タルヴィージオ (ドイツ語圏ではタルフィス) はイタリアの最北東部、イタリア・オーストリア・スロベニア3国の国境線が交わるところにあります。カナール渓谷にたたずむ、人口約4200人を抱える小さな町です。私たちはここで夏休みの後半1週間を過ごしました。もちろん山歩きが目的です。
近くの山 ・ 近くの山 と せき止め湖
スロベニアから見た山々 と 城塞の廃墟
この町はローマ時代にそのルーツを持ち、11世紀初めから18世紀後半までバンベルク司教区に属していました。19世紀の後半に当時の市場自治体タルヴィージオには3000人弱の人が住んでおり、その93%がドイツ語を、5%がスロベニア語を話していたそうです。20世紀の初めに自治体は町の地位に昇格し、紋章を与えられました。タルヴィージオ町は1914年から1918年にかけて戦われた第一次世界大戦の終戦までカリンシア公国、すなわちオーストリア・ハンガリーに属していたため、軍隊の駐屯地の町でした。さらにタルヴィージオは古代の交易路上にあり、鉱業における重要性も持っていました。長い間この町は経済的に、オーストリアとユーゴスラビアまたはスロベニアの間の小さな国境交通の恩恵を受けて来たのです。今日では観光、特にマウンテンスポーツ (登山、トレッキング) とウィンタースポーツが町の経済にとって重要になっています。第一次世界大戦終戦の頃まで、上述のように、町の住民はほとんどがドイツ語を使っていましたが、その後イタリアになってからはドイツ語を話す人が徐々に去って行き、イタリア語を話す人と比較して少数派になりました。現在タルヴィージオの4つの公用語は、イタリア語、ドイツ語、フリウリ語、スロベニア語です。
タルヴィージオの魅力のひとつは、町の中心部にある市場です。
市場
1950年代の、まだ隣国オーストリアで商品が不足していた頃から、多くのケルンテン州 (オーストリア) の住民が国境を越えてタルヴィージオに買い物に来ていました。1990年代にはそれに加えてハンガリー、ソロバキア、チェコ、ポーランドの人々も買い物に訪れたそうです。ところがこの頃は平日のお客さんが明らかに減り、老舗商店は大幅な売上減少を被っています。ただ週末のみ、多少客足が増えるそうです。すぐ近くの比較的大きな都市で、新しくショッピングセンターが出来たヴィラッハが手ごわい競争相手になっているようです。
もうひとつの見所は教区教会です。
教会 ・ 教会から見た町の一部
高台にある現在の教会は15世紀の中頃に建てられ、17世紀と20世紀の中頃に拡張されました。
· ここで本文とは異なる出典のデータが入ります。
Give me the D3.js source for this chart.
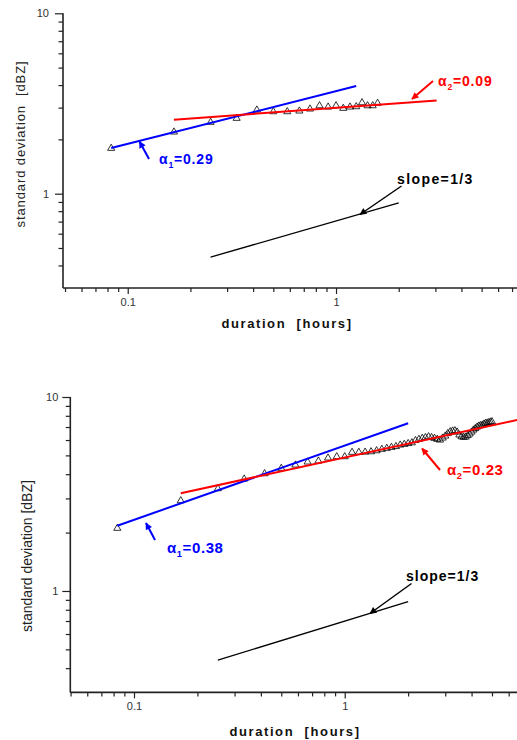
<!DOCTYPE html>
<html>
<head>
<meta charset="utf-8">
<script src="https://cdn.jsdelivr.net/npm/d3@7"></script>
<style>
  html, body { margin: 0; padding: 0; background: #fff; }
  svg { display: block; }
  text { font-family: Arial, "Liberation Sans", sans-serif; }
</style>
</head>
<body>
<svg id="chart" width="517" height="740"></svg>
<script>
// ---------------- DATA ----------------
const xMajorTicks = [0.1, 1];
const xMinorTicks = [0.05, 0.06, 0.07, 0.08, 0.09, 0.2, 0.3, 0.4, 0.5, 0.6, 0.7, 0.8, 0.9, 2, 3, 4, 5, 6, 7];
const yMajorTicks = [1, 10];
const yMinorTicks = [0.4, 0.5, 0.6, 0.7, 0.8, 0.9, 2, 3, 4, 5, 6, 7, 8, 9];

// Panel 1 (top)
const topDuration = [0.0833, 0.1667, 0.25, 0.3333, 0.4167, 0.5, 0.5833, 0.6667, 0.75, 0.8333,
  0.9167, 1.0, 1.0833, 1.1667, 1.25, 1.3333, 1.4167, 1.5, 1.5833];
const topStd = [1.785, 2.198, 2.488, 2.618, 2.91, 2.848, 2.848, 2.874, 2.948, 3.074,
  3.024, 3.074, 2.974, 3.024, 3.036, 3.195, 3.074, 3.074, 3.171];
const topFit1X = [0.0833, 1.25], topFit1Y = [1.79, 3.95];   // alpha1 = 0.29
const topFit2X = [0.1667, 3.04], topFit2Y = [2.57, 3.29];   // alpha2 = 0.09
const topRefX = [0.25, 2.0], topRefY = [0.445, 0.89];       // slope = 1/3

// Panel 2 (bottom)
const botDuration = [0.0833, 0.1667, 0.25, 0.3333, 0.4167, 0.5, 0.5833, 0.6667, 0.75, 0.8333,
  0.9167, 1.0, 1.0833, 1.1667, 1.25, 1.3333, 1.4167, 1.5, 1.5833, 1.6667,
  1.75, 1.8333, 1.9167, 2.0, 2.0833, 2.1667, 2.25, 2.3333, 2.4167, 2.5,
  2.5833, 2.6667, 2.75, 2.8333, 2.9167, 3.0, 3.0833, 3.1667, 3.25, 3.3333,
  3.4167, 3.5, 3.5833, 3.6667, 3.75, 3.8333, 3.9167, 4.0, 4.0833, 4.1667,
  4.25, 4.3333, 4.4167, 4.5, 4.5833, 4.6667, 4.75, 4.8333, 4.9167, 5.0];
const botStd = [2.105, 2.921, 3.368, 3.778, 4.024, 4.29, 4.461, 4.624, 4.679, 4.849,
  4.924, 4.924, 5.188, 5.19, 5.2, 5.224, 5.286, 5.375, 5.439, 5.503,
  5.556, 5.656, 5.703, 5.757, 5.812, 5.966, 6.053, 6.125, 6.183, 6.242,
  6.183, 6.125, 6.053, 6.0, 6.147, 6.295, 6.484, 6.624, 6.679, 6.704,
  6.601, 6.371, 6.242, 6.198, 6.22, 6.333, 6.447, 6.601, 6.76, 6.881,
  7.005, 7.088, 7.13, 7.173, 7.258, 7.318, 7.345, 7.389, 7.432, 7.459];
const botFit1X = [0.0833, 2.0], botFit1Y = [2.17, 7.32];    // alpha1 = 0.38
const botFit2X = [0.1667, 6.6], botFit2Y = [3.19, 7.62];    // alpha2 = 0.23
const botRefX = [0.25, 2.0], botRefY = [0.44, 0.88];        // slope = 1/3

const xTitle = "duration  [hours]";
const yTitle = "standard deviation  [dBZ]";

// ---------------- DRAW ----------------
const svg = d3.select("#chart");
const BLUE = "#0000ff", RED = "#ff0000";

const defs = svg.append("defs");
function mkMarker(id, color) {
  defs.append("marker")
    .attr("id", id).attr("viewBox", "0 0 10 10")
    .attr("refX", 9).attr("refY", 5)
    .attr("markerUnits", "userSpaceOnUse")
    .attr("markerWidth", 8).attr("markerHeight", 7)
    .attr("orient", "auto")
    .append("path").attr("d", "M0,0 L10,5 L0,10 z").attr("fill", color);
}
mkMarker("ah-blue", BLUE); mkMarker("ah-red", RED); mkMarker("ah-black", "#000");

function panel(cfg) {
  const g = svg.append("g");
  const x = d3.scaleLog().domain(cfg.xDomain).range(cfg.xRange);
  const y = d3.scaleLog().domain([0.3, 10]).range(cfg.yRange);
  const x0 = cfg.xRange[0], yb = cfg.yRange[0];

  // minor x ticks
  g.append("g").attr("transform", `translate(0,${yb})`)
    .call(d3.axisBottom(x).tickValues(xMinorTicks).tickSize(4).tickFormat(""))
    .call(a => a.select(".domain").remove())
    .call(a => a.selectAll("line").attr("stroke", "#222").attr("stroke-width", 1.2));
  // major x ticks
  g.append("g").attr("transform", `translate(0,${yb})`)
    .call(d3.axisBottom(x).tickValues(xMajorTicks).tickSize(6).tickPadding(4)
      .tickFormat(d => d === 1 ? "1" : "0.1"))
    .call(a => a.select(".domain").remove())
    .call(a => a.selectAll("line").attr("stroke", "#222").attr("stroke-width", 1.2))
    .call(a => a.selectAll("text").attr("font-size", 11).attr("fill", "#333")
      .attr("font-family", "Arial, 'Liberation Sans', sans-serif"));
  // minor y ticks
  g.append("g").attr("transform", `translate(${x0},0)`)
    .call(d3.axisLeft(y).tickValues(yMinorTicks).tickSize(4.5).tickFormat(""))
    .call(a => a.select(".domain").remove())
    .call(a => a.selectAll("line").attr("stroke", "#222").attr("stroke-width", 1.2));
  // major y ticks
  g.append("g").attr("transform", `translate(${x0},0)`)
    .call(d3.axisLeft(y).tickValues(yMajorTicks).tickSize(8).tickPadding(cfg.yPad)
      .tickFormat(d => String(d)))
    .call(a => a.select(".domain").remove())
    .call(a => a.selectAll("line").attr("stroke", "#222").attr("stroke-width", 1.2))
    .call(a => a.selectAll("text").attr("font-size", 11).attr("fill", "#333")
      .attr("font-family", "Arial, 'Liberation Sans', sans-serif"));

  // axis lines
  g.append("line").attr("x1", x0).attr("x2", 517).attr("y1", yb).attr("y2", yb)
    .attr("stroke", "#222").attr("stroke-width", 1.6);
  g.append("line").attr("x1", x0).attr("x2", x0).attr("y1", yb).attr("y2", cfg.yRange[1])
    .attr("stroke", "#222").attr("stroke-width", 1.6);

  // titles
  g.append("text").attr("x", cfg.xTitlePos[0]).attr("y", cfg.xTitlePos[1])
    .attr("text-anchor", "middle").attr("font-size", 13).attr("font-weight", "bold")
    .attr("letter-spacing", 1.6).attr("fill", "#111").style("white-space", "pre")
    .text(xTitle);
  g.append("text")
    .attr("transform", `translate(${cfg.yTitlePos[0]},${cfg.yTitlePos[1]}) rotate(-90)`)
    .attr("text-anchor", "middle").attr("dominant-baseline", "central")
    .attr("font-size", cfg.yTitleSize).attr("letter-spacing", cfg.yTitleSpacing)
    .attr("fill", "#222").style("white-space", "pre")
    .text(cfg.yTitleText);

  // data markers
  const tri = d3.symbol().type(d3.symbolTriangle).size(22);
  g.append("g").selectAll("path").data(cfg.dur.map((d, i) => [d, cfg.std[i]]))
    .join("path")
    .attr("d", tri)
    .attr("transform", d => `translate(${x(d[0])},${y(d[1])})`)
    .attr("fill", "none").attr("stroke", "#000").attr("stroke-width", 0.8);

  // fit lines
  const line = d3.line().x(d => x(d[0])).y(d => y(d[1]));
  function seg(xs, ys, color, w) {
    g.append("path").attr("d", line(xs.map((v, i) => [v, ys[i]])))
      .attr("fill", "none").attr("stroke", color).attr("stroke-width", w);
  }
  seg(cfg.fit1X, cfg.fit1Y, BLUE, 2);
  seg(cfg.fit2X, cfg.fit2Y, RED, 2);
  seg(cfg.refX, cfg.refY, "#000", 1.3);

  // annotations
  cfg.notes.forEach(n => {
    g.append("line").attr("x1", n.tail[0]).attr("y1", n.tail[1])
      .attr("x2", n.head[0]).attr("y2", n.head[1])
      .attr("stroke", n.color).attr("stroke-width", n.w)
      .attr("marker-end", `url(#${n.marker})`);
    const t = g.append("text").attr("x", n.pos[0]).attr("y", n.pos[1])
      .attr("font-size", n.size).attr("font-weight", "bold").attr("fill", n.color)
      .attr("letter-spacing", n.ls);
    if (n.sub) {
      t.append("tspan").text("α");
      t.append("tspan").attr("font-size", n.size * 0.62).attr("dy", 4).text(n.sub);
      t.append("tspan").attr("dy", -4).text(n.rest);
    } else {
      t.text(n.rest);
    }
  });
}

panel({
  xDomain: [0.0489, 7.5], xRange: [63, 518.3], yRange: [288, 13.3], yPad: 6,
  dur: topDuration, std: topStd,
  fit1X: topFit1X, fit1Y: topFit1Y, fit2X: topFit2X, fit2Y: topFit2Y, refX: topRefX, refY: topRefY,
  xTitlePos: [287, 328], yTitlePos: [20, 144], yTitleSize: 13, yTitleSpacing: 0.9,
  yTitleText: yTitle,
  notes: [
    { tail: [149, 159], head: [139.5, 141.5], color: BLUE, marker: "ah-blue", w: 2,
      pos: [159, 164], size: 14, ls: 0.8, sub: "1", rest: "=0.29" },
    { tail: [433, 81], head: [412, 99], color: RED, marker: "ah-red", w: 2,
      pos: [438, 86], size: 14, ls: 0.8, sub: "2", rest: "=0.09" },
    { tail: [401.5, 186], head: [360, 214.5], color: "#000", marker: "ah-black", w: 1.5,
      pos: [397, 184], size: 14, ls: 1.4, rest: "slope=1/3" }
  ]
});

panel({
  xDomain: [0.04985, 6.6], xRange: [70.3, 517.4], yRange: [692.4, 397], yPad: 4,
  dur: botDuration, std: botStd,
  fit1X: botFit1X, fit1Y: botFit1Y, fit2X: botFit2X, fit2Y: botFit2Y, refX: botRefX, refY: botRefY,
  xTitlePos: [295, 736], yTitlePos: [27, 556], yTitleSize: 14, yTitleSpacing: 0,
  yTitleText: "standard deviation [dBZ]",
  notes: [
    { tail: [155, 540], head: [146, 523], color: BLUE, marker: "ah-blue", w: 2,
      pos: [167, 553], size: 15, ls: 0.6, sub: "1", rest: "=0.38" },
    { tail: [440, 470], head: [422, 448.5], color: RED, marker: "ah-red", w: 2,
      pos: [447, 475], size: 15, ls: 0.6, sub: "2", rest: "=0.23" },
    { tail: [411.5, 583.5], head: [370, 613.5], color: "#000", marker: "ah-black", w: 1.5,
      pos: [406, 581], size: 14, ls: 1.0, rest: "slope=1/3" }
  ]
});
</script>
</body>
</html>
しかしながら、タルヴィージオの第一のハイライトは何といってもモンテ・サント・ディ・ルッサリ (Monte Santo di Lussari) でしょう。タルヴィージオの中心部から西に車で5、6分走るとゴンドラの駅があり、ここから海抜1,789 mのモンテ・サント・ディ・ルッサリに登るのです。その頂上からはタルヴィージオ盆地と周囲の高みの広い景色を楽しむことが出来、ここからいくつかのトレッキングコースが出ています。この山が有名なのは頂上に16世紀に建てられた教会を持つ小さな村があるからです。村といっても住民登録をしている人は一人で、教会以外の建物は公共施設、ホテル、レストラン、カフェだそうです。まさに観光客の為の村です。
サント・ディ・ルッサリ山頂の村
山頂の教会1 & 2
最初の礼拝堂は、言い伝えによると、マドンナと子供の小像が発見された場所に14世紀中頃に建てられました。現在の教会の歴史は16世紀にさかのぼります。19世紀の初めに雷に打たれ、第一次大戦の時は爆撃されましたが、その都度再建されました。そして2000年に教会は完全に改装され、ゲルマン語 (ドイツ語)、ロマンス語 (フリウリア語とイタリア語)、スラブ語 (スロベニア語) の3つの近隣言語人種のすべての人々、つまり「3つの民族」のための巡礼の場になっています。
村のレストラン&カフェで、素晴らしい景色を楽しみながら休憩しました。飲んだのはアルコールフリーのビールです。お菓子のひとつは、何だか変わった有機栽培の粉を使った生地のティラミスです。軽くてさっぱりしていて旨い。
ビール ・ ティラミス
クロスタータ ・ スーパーで見つけたクロスタータ
もう一つのお菓子はクロスタータというお菓子だそうですが、この地方の特産かどうかは分かりません。リンゴとレーズンとコテージチーズを焼き込んだ美味しいケーキです。タルヴィージオのスーパーで杏子のクロスタータを見つけましたが、コテージチーズは入っていないようですし、美味しいかどうか分かりません。